Andrea Mantella questa mattina in aula ha dichiarato di essere stato raggiunto in caserma, per una manciata di minuti, dopo la cattura, dall’avvocato Di Renzo. Il pm della Dda di Catanzaro Annamaria Frustaci ha chiesto se avesse contattato lui l’avvocato, o qualcuno dei suoi familiari. «Non so chi chiamò Di Renzo – ha dichiarato Mantella –. Di Renzo aveva già svolto il mandato difensivo per me». Il collaboratore aggiunge anche che «Di Renzo aveva entrature in magistratura e nelle forze dell’ordine. È sempre stato una fonte di notizie per me ma anche per il gruppo dei Mancuso di Limbadi». Secondo quanto riporta Mantella, l’avvocato gli avrebbe detto che la sua situazione processuale era complicata. L’avvocato avrebbe detto: «Se non c’è un motivo di salute come si fa…». Mantella afferma poi che il legale gli avrebbe fatto l’occhiolino e lui ha preso quelle parole e quel gesto come «un input».

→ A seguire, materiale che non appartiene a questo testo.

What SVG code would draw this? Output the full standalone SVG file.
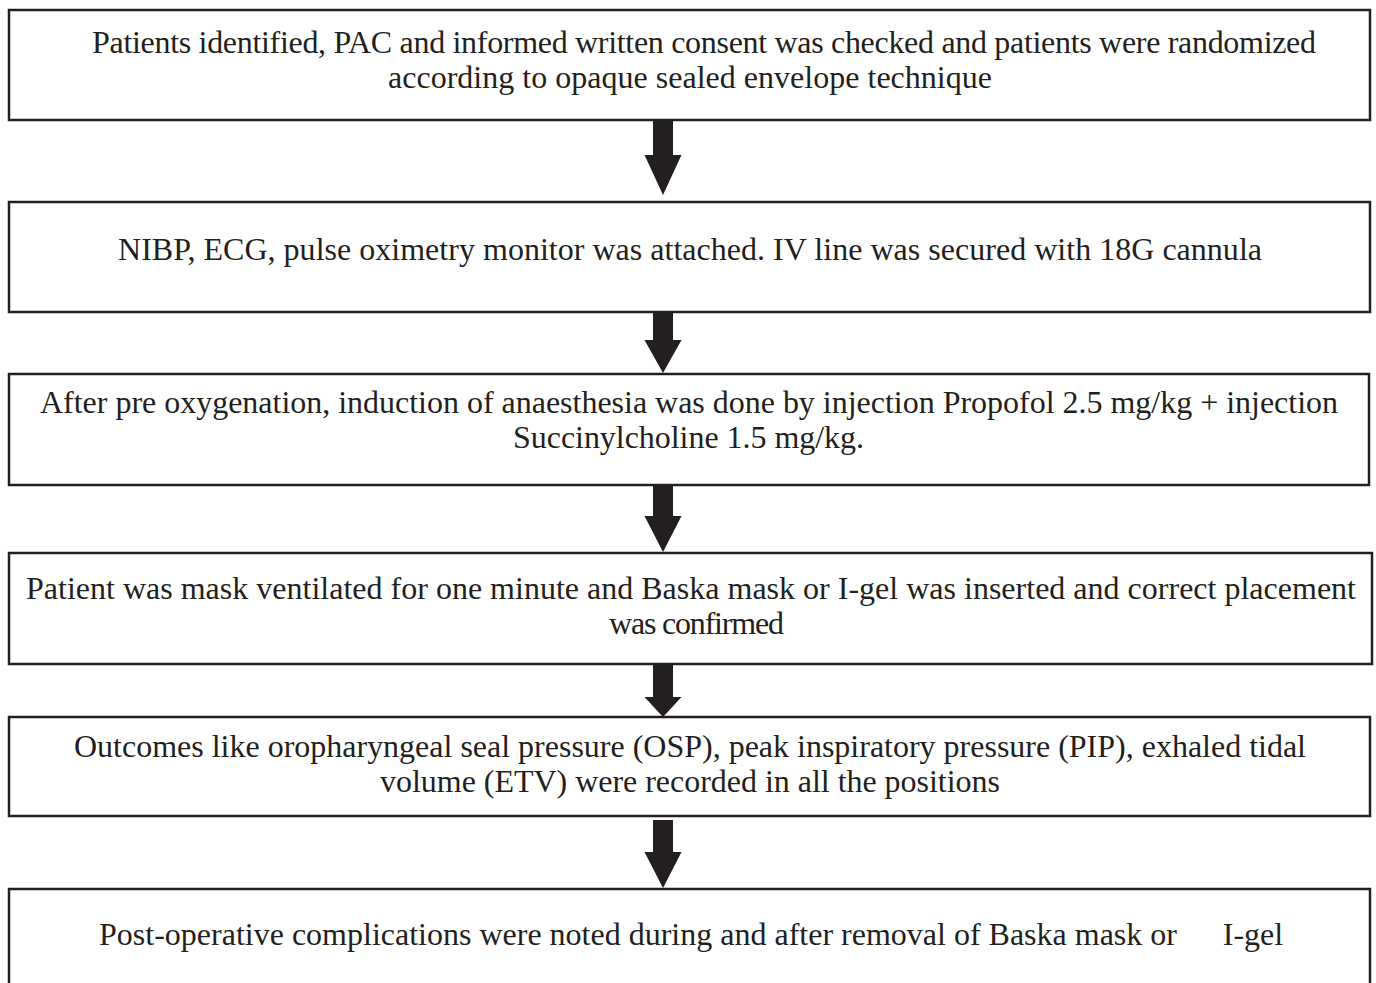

In carcere Mantella aveva così cominciato a mostrarsi depresso, a dire che gli mancava la famiglia, che gli mancava l’aria, fino al finto tentativo di impiccagione. «Ma era tutta una finta. Il medico mi ha preso i parametri ed erano tutti nella norma», racconta il collaboratore. Dopo questo gesto il suo legale ripercorre la via dell’incompatibilità col carcere. Viene nominato un consulente di parte che redige una perizia depositata all’autorità giudiziaria. Perizia rigettata. Mantella racconta che verrà scarcerato per il venir meno delle esigenze cautelari, dal Tribunale della Libertà in seguito al pagamento di 30mila euro a un giudice. L’udienza termina con questi racconti. Riprenderà a luglio per entrare nel vivo del tema delle false perizie.